TABLE A1.
Concept | Definition | Rationale for Excluding |
---|---|---|
Coherence | Dimension that expresses how different parts of an overall data set are consistent in their representation and meaning closely relates to consistency and validation. We can consider consistency and coherence largely synonyms, with the caveat that detection of inconsistencies is often a way to measure the reliability of data. Subdimensions of coherence include format coherence, structural coherence, semantic coherence, and uniqueness. Conformance assesses coherence toward a specific reference or data model | Coherence is only described as a distinct dimension by EMA Coherence overlaps with both consistency and conformance, which are incorporated into the evaluation of accuracy under the Flatiron Health framework |
Coverage | Amount of information available with respect to what exists in the real world, whether it is within the capture process or not. This cannot be easily measured if the total information is not definable or accessible | Coverage is only described as a distinct dimension by EMA Flatiron Health's evaluative approach to completeness includes elements of coverage, as thresholds of completeness are set based on clinically informed expectations of information availability |
Extensiveness | How much data are available, and whether the data are sufficient for purpose. Extensiveness is composed of completeness and coverage | Extensiveness is only described as a distinct dimension by EMA Extensiveness overlaps with dimensions of completeness and sufficiency in the Flatiron Health framework |
Precision | Degree of approximation by which data represent reality.
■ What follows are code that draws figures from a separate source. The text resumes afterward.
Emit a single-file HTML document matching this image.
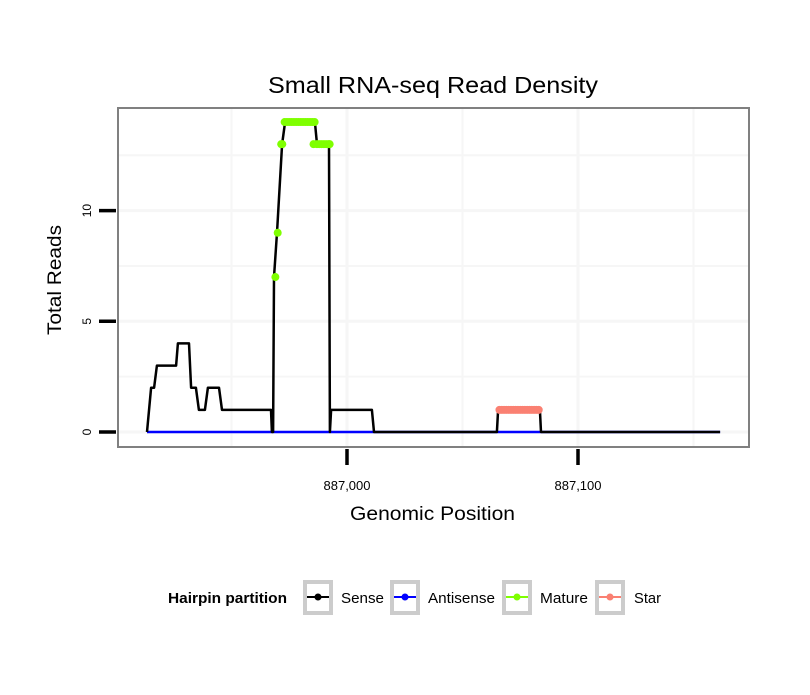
<!DOCTYPE html>
<html><head><meta charset="utf-8"><style>
body{margin:0;background:#fff;}
svg text{font-family:"Liberation Sans",sans-serif;}
</style></head><body>
<svg id="chart" width="810" height="690" xmlns="http://www.w3.org/2000/svg">
<rect width="810" height="690" fill="#fff"/>
<text x="268" y="93" font-size="23" textLength="330" lengthAdjust="spacingAndGlyphs">Small RNA-seq Read Density</text>
<g id="grid"></g>
<g id="series"></g>
<rect x="118" y="108" width="631" height="339" fill="none" stroke="#808080" stroke-width="2"/>
<g id="axes"></g>
<text x="350" y="520" font-size="19" textLength="165" lengthAdjust="spacingAndGlyphs">Genomic Position</text>
<text transform="translate(61,335) rotate(-90)" font-size="19" textLength="110" lengthAdjust="spacingAndGlyphs">Total Reads</text>
<g>
<text x="168" y="603" font-size="15" font-weight="bold" textLength="119" lengthAdjust="spacingAndGlyphs">Hairpin partition</text>
<g><rect x="305" y="582" width="26" height="31" fill="#fff" stroke="#ccc" stroke-width="4"/><line x1="307" y1="597" x2="329" y2="597" stroke="#000" stroke-width="2"/><circle cx="318" cy="597" r="3.5" fill="#000"/><text x="341" y="603" font-size="15" textLength="43" lengthAdjust="spacingAndGlyphs">Sense</text></g>
<g><rect x="392" y="582" width="26" height="31" fill="#fff" stroke="#ccc" stroke-width="4"/><line x1="394" y1="597" x2="416" y2="597" stroke="#00f" stroke-width="2"/><circle cx="405" cy="597" r="3.5" fill="#00f"/><text x="428" y="603" font-size="15" textLength="67" lengthAdjust="spacingAndGlyphs">Antisense</text></g>
<g><rect x="504" y="582" width="26" height="31" fill="#fff" stroke="#ccc" stroke-width="4"/><line x1="506" y1="597" x2="528" y2="597" stroke="#7fff00" stroke-width="2"/><circle cx="517" cy="597" r="3.5" fill="#7fff00"/><text x="540" y="603" font-size="15" textLength="48" lengthAdjust="spacingAndGlyphs">Mature</text></g>
<g><rect x="597" y="582" width="26" height="31" fill="#fff" stroke="#ccc" stroke-width="4"/><line x1="599" y1="597" x2="621" y2="597" stroke="#fa8072" stroke-width="2"/><circle cx="610" cy="597" r="3.5" fill="#fa8072"/><text x="634" y="603" font-size="15" textLength="27" lengthAdjust="spacingAndGlyphs">Star</text></g>
</g>
</svg>
<script>
const BASE = 887000;
const sensePos = [-86.6,-84.8,-83.5,-82.3,-74.0,-73.2,-68.4,-67.5,-65.4,-64.1,-61.5,-60.2,-55.4,-54.1,-32.9,-32.5,-32.0,-31.6,-30.3,-28.1,-26.8,-13.9,-13.0,-7.8,-7.4,-6.9,10.8,11.7,64.9,65.4,83.5,84.0,161.5];
const senseVal = [0,2,2,3,3,4,4,2,2,1,1,2,2,1,1,0,0,7,9,13,14,14,13,13,0,1,1,0,0,1,1,0,0];
const antiPos = [-86.6,161.5];
const antiVal = [0,0];
const maturePos = [-31,-30,-28.5,-28,-27,-26,-25,-24,-23,-22,-21,-20,-19,-18,-17,-16,-15,-14,-14.5,-13,-12,-11,-10,-9,-8,-7.5];
const matureVal = [7,9,13,13,14,14,14,14,14,14,14,14,14,14,14,14,14,14,13,13,13,13,13,13,13,13];
const starPos = [66,67,68,69,70,71,72,73,74,75,76,77,78,79,80,81,82,83];
const starVal = [1,1,1,1,1,1,1,1,1,1,1,1,1,1,1,1,1,1];
const xTicks = [0,100];
const xTickLabels = ["887,000","887,100"];
const yTicks = [0,5,10];
const yTickLabels = ["0","5","10"];
const yMinor = [2.5,7.5,12.5];
const xMinor = [-50,50,150];

const X = p => 347 + p*2.31;
const Y = v => 432 - v*22.14;
const NS = "http://www.w3.org/2000/svg";
function mk(tag, attrs, parent){const e=document.createElementNS(NS,tag);for(const k in attrs)e.setAttribute(k,attrs[k]);parent.appendChild(e);return e;}
const grid=document.getElementById('grid'), series=document.getElementById('series'), axes=document.getElementById('axes');

yTicks.concat(yMinor).forEach(v=>{const l=mk('line',{x1:119,x2:748,y1:Y(v),y2:Y(v),stroke:'#f6f6f6','stroke-width':yMinor.includes(v)?2:3},grid);

});
xTicks.concat(xMinor).forEach(p=>{const l=mk('line',{x1:X(p),x2:X(p),y1:109,y2:446,stroke:'#f6f6f6','stroke-width':xMinor.includes(p)?2:3},grid);

});

function path(pos,val,color,w,name){const d=pos.map((p,i)=>(i?'L':'M')+X(p).toFixed(1)+','+Y(val[i]).toFixed(1)).join(' ');
const e=mk('path',{d:d,fill:'none',stroke:color,'stroke-width':w,'stroke-linejoin':'round'},series);

}
path(antiPos,antiVal,'#00f',2.5,'antisense-line');
path(sensePos,senseVal,'#000',2.5,'sense-line');
maturePos.forEach((p,i)=>{const c=mk('circle',{cx:X(p),cy:Y(matureVal[i]),r:4,fill:'#7fff00'},series);

});
starPos.forEach((p,i)=>{const c=mk('circle',{cx:X(p),cy:Y(starVal[i]),r:4,fill:'#fa8072'},series);

});

yTicks.forEach((v,i)=>{const t=mk('line',{x1:99,x2:116,y1:Y(v),y2:Y(v),stroke:'#000','stroke-width':3.5},axes);


const tx=mk('text',{transform:`translate(91,${Y(v)}) rotate(-90)`,'font-size':12,'text-anchor':'middle'},axes);tx.textContent=yTickLabels[i];

});
xTicks.forEach((p,i)=>{const t=mk('line',{x1:X(p),x2:X(p),y1:449,y2:465,stroke:'#000','stroke-width':3.5},axes);


const tx=mk('text',{x:X(p),y:490,'font-size':13,'text-anchor':'middle'},axes);tx.textContent=xTickLabels[i];

});
</script>
</body></html>
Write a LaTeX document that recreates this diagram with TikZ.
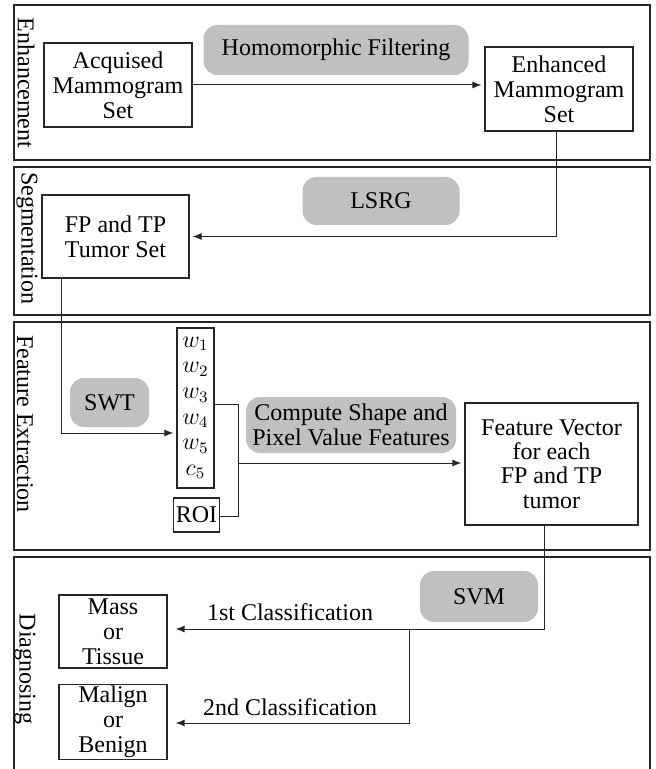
\documentclass[tikz,border=0pt]{standalone}
\usepackage{fontspec}
\setmainfont{Liberation Serif}
\usetikzlibrary{arrows.meta}
\definecolor{pillgray}{RGB}{192,192,192}
\begin{document}
\begin{tikzpicture}[x=0.5pt,y=-0.5pt,
  font=\fontsize{12}{12.4}\selectfont,
  panel/.style={draw=black!85,line width=0.8pt},
  box/.style={draw=black!85,line width=0.6pt,fill=white,align=center,inner sep=1pt},
  pill/.style={fill=pillgray,rounded corners=7pt,align=center,inner sep=1pt},
  conn/.style={draw=black!85,line width=0.5pt},
  arr/.style={conn,-{Latex[length=4.5pt,width=3.5pt]},shorten >=1.5pt},
  sidelabel/.style={rotate=-90,inner sep=0pt}]
\useasboundingbox (0,0) rectangle (656,769);
\fill[white] (0,0) rectangle (656,769);
% panels
\draw[panel] (14,5) rectangle (650,160);
\draw[panel] (14,167) rectangle (650,315);
\draw[panel] (14,322) rectangle (650,550);
\draw[panel] (14,775) -- (14,557) -- (650,557) -- (650,775);
% side labels
\node[sidelabel] (lab1) at (26,83) {Enhancement};
\node[sidelabel] (lab2) at (27,238) {Segmentation};
\node[sidelabel] (lab3) at (25,424) {Feature Extraction};
\node[sidelabel] (lab4) at (25,669) {Diagnosing};
% Enhancement
\node[box,minimum width=74pt,minimum height=42pt] (acq) at (118,85) {Acquised\\Mammogram\\Set};
\node[box,minimum width=74pt,minimum height=42pt] (enh) at (559,89) {Enhanced\\Mammogram\\Set};
\node[pill,minimum width=132.5pt,minimum height=25pt] (homo) at (336,50) {Homomorphic Filtering};
\draw[arr] (acq.east) -- (acq.east -| enh.west);
% Segmentation
\node[box,minimum width=73.5pt,minimum height=41.5pt] (fptp) at (115.5,236.5) {FP and TP\\Tumor Set};
\node[pill,minimum width=78.5pt,minimum height=24pt] (lsrg) at (381,201) {LSRG};
\draw[arr] (enh.south -| 556,0) |- (fptp.east);
% Feature extraction
\node[box,minimum width=18.5pt,minimum height=80pt,font=\fontsize{12}{12.8}\selectfont] (wbox) at (195.5,408)
  {$w_1$\\$w_2$\\$w_3$\\$w_4$\\$w_5$\\$c_5$};
\node[box,minimum width=21.5pt,minimum height=17pt] (roi) at (196.5,515) {ROI};
\node[pill,minimum width=39.5pt,minimum height=24.5pt] (swt) at (109.5,402.5) {SWT};
\node[pill,minimum width=105pt,minimum height=28pt] (comp) at (351,425) {Compute Shape and\\Pixel Value Features};
\node[box,minimum width=86.5pt,minimum height=61pt,font=\fontsize{12}{12.2}\selectfont] (fv) at (551.5,464)
  {Feature Vector\\for each\\FP and TP\\tumor};
\coordinate (j1) at (238,404);
\coordinate (j2) at (238,516);
\coordinate (j3) at (238,463);
\coordinate (k1) at (61,433);
\draw[arr] (fptp.south -| k1) -- (k1) -- (k1 -| wbox.west);
\draw[conn] (wbox.east |- j1) -- (j1) -- (j2) -- (j2 -| roi.east);
\draw[arr] (j3) -- (j3 -| fv.west);
% Diagnosing
\node[box,minimum width=54pt,minimum height=36.5pt] (mass) at (113,631.5) {Mass\\or\\Tissue};
\node[box,minimum width=54pt,minimum height=36pt] (mal) at (113,722) {Malign\\or\\Benign};
\node[pill,minimum width=59pt,minimum height=25.5pt] (svm) at (479,596.5) {SVM};
\coordinate (d1) at (544,629);
\coordinate (d2) at (409,629);
\coordinate (d3) at (409,723);
\draw[arr,shorten >=4pt] (fv.south -| d1) -- (d1) -- (d1 -| mass.east);
\draw[arr,shorten >=4pt] (d2) -- (d3) -- (d3 -| mal.east);
\node (c1) at (290,612) {1st Classification};
\node (c2) at (290,707) {2nd Classification};
\end{tikzpicture}
\end{document}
For instance, the age of a person could be reported in years or months | Precision is only described as a distinct dimension by EMA Precision or granularity of a variable is incorporated in part in accuracy, with the degree to which the operational definitions represents reality, and in part under the availability subdimension of relevance, with the variable having the appropriate granularity for the use case Excluded also to avoid the term precision, which can also be used to mean positive predictive value |
Traceability | Permits an understanding of the relationships between the analysis results (tables, listings, and figures in the study report), analysis data sets, tabulation data sets, and source data | Traceability is only described as a distinct dimension by FDA Excluded from Flatiron Health data quality process as the focus of this dimension on analytic output is more applicable to real-world evidence than real-world data Traceability of source data is incorporated under provenance |
Abbreviations: EMA, European Medicines Agency; FDA, US Food and Drug Administration; ML, machine learning.